Ontario courts have routinely found it too big a stretch to accept that the legal fees paid by a parent to defend a child against criminal charges fall within any of those categories. In another case called Children’s Aid Society of London and Middlesex v. B.(C.D.) the child had been charged with several criminal offences, including assault causing bodily harm to his mother, assault with a weapon, and attempted murder. When the father tried to make a claim for the child’s legal fees from the mother, the court rejected it, stating:
I do not accept the submissions of counsel for [the father] that legal fees incurred for [the child’s] criminal defence are special expenses pursuant to s. 7 of the Child Support Guidelines. Counsel submits that these legal expenses relate to the child’s ability to attend school. He asserts that without a successful criminal defence, he would not have been able to attend school. While that might be true, it is too far remote to the intention of s. 7 in order to qualify as such an expense.

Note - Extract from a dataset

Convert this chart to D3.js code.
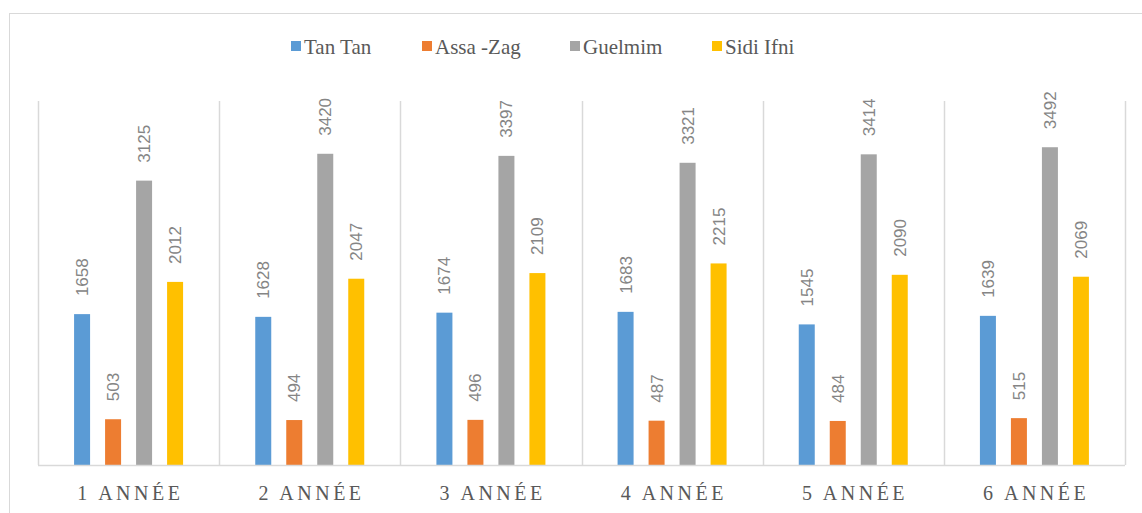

Likewise, in S.(R.P.) v. S.(K.J.) the child was criminally charged with street racing. The father asked the court to order the mother to contribute to the payment of the child’s fine, and towards the costs of the legal services that were needed to defend the charges. The court rejected the claim under s. 7, concluding that these kinds of expenses were “a matter for the parties to resolve with [the child].”
What are your thoughts? If a child gets in trouble with the law, should parents be equally responsible for the legal fees incurred in mounting a defence?